Airbus joue aussi un rôle clé dans deux programmes européens de défense parmi le plus ambitieux de ce siècle: l`Eurodrone (European Drone) et le Système de Combat Aérien Futur (SCAF). L’Eurodrone sera le premier système du genre à être entièrement développé et fabriqué en Europe – par le futur maître d’œuvre désigné Airbus en Allemagne et en Espagne, et par ses partenaires Dassault Aviation en France et Leonardo en Italie. En réunissant le meilleur de l’industrie européenne des hautes technologies, ce projet posera les fondations du SCAF. SCAF est un instrument clé pour garantir dans le future l`autonomie et la souveraineté européennes en matière de défense et de sécurité. De plus, il renforce l`Europe en tant que point névralgique de l`industrie et de la technologie, non seulement dans le secteur de la défense, mais aussi avec des retombées importantes dans le monde civil.
Club Italia-France : Quels conseils aux jeunes femmes qui entrent dans le monde du travail?

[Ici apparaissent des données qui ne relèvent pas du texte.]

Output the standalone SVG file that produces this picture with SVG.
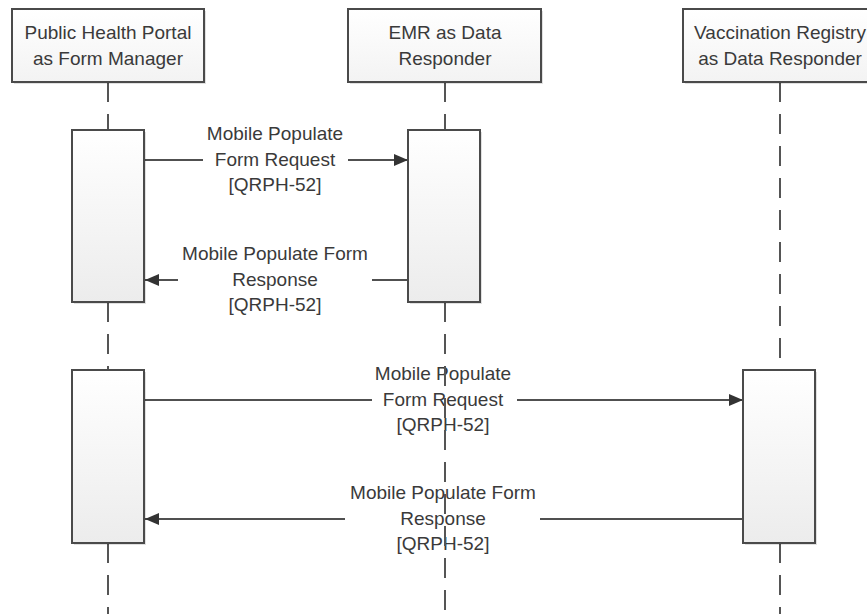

Sandra Bianchi : Le monde d’aujourd’hui est en transformation continue et rapide, les exigences changent et évoluent constamment avec nous. Mon conseil à toutes les femmes est donc d’être ouverte à tout ce qui est nouveau, d’être curieuse et de capitaliser chaque expérience, cherchant d’être stimulées au maximum pour affiner son engagement et son professionnalisme. Il faut oser, s’impliquer et sortir de la soi-disant «zone de confort»: ce sera une opportunité d’apprentissage et de croissance. Et vous devez également prendre en compte, au cours de votre cheminement de carrière, de trouver d’éventuels obstacles ou de devoir ajuster vos objectifs: il est important de comprendre et de transformer chaque petit échec en une belle opportunité. Je dirais donc à toutes les femmes de toujours croire en elles-mêmes, de persévérer dans leurs objectifs, de demander de l’aide si nécessaire, de faire équipe et de travailler ensemble: c`est impossible de tout savoir ou de résoudre des problèmes complexes tout seul. C’est la valeur que chaque personne apporte et la capacité de travailler ensemble qui nous permet d’atteindre de grands et importants objectifs.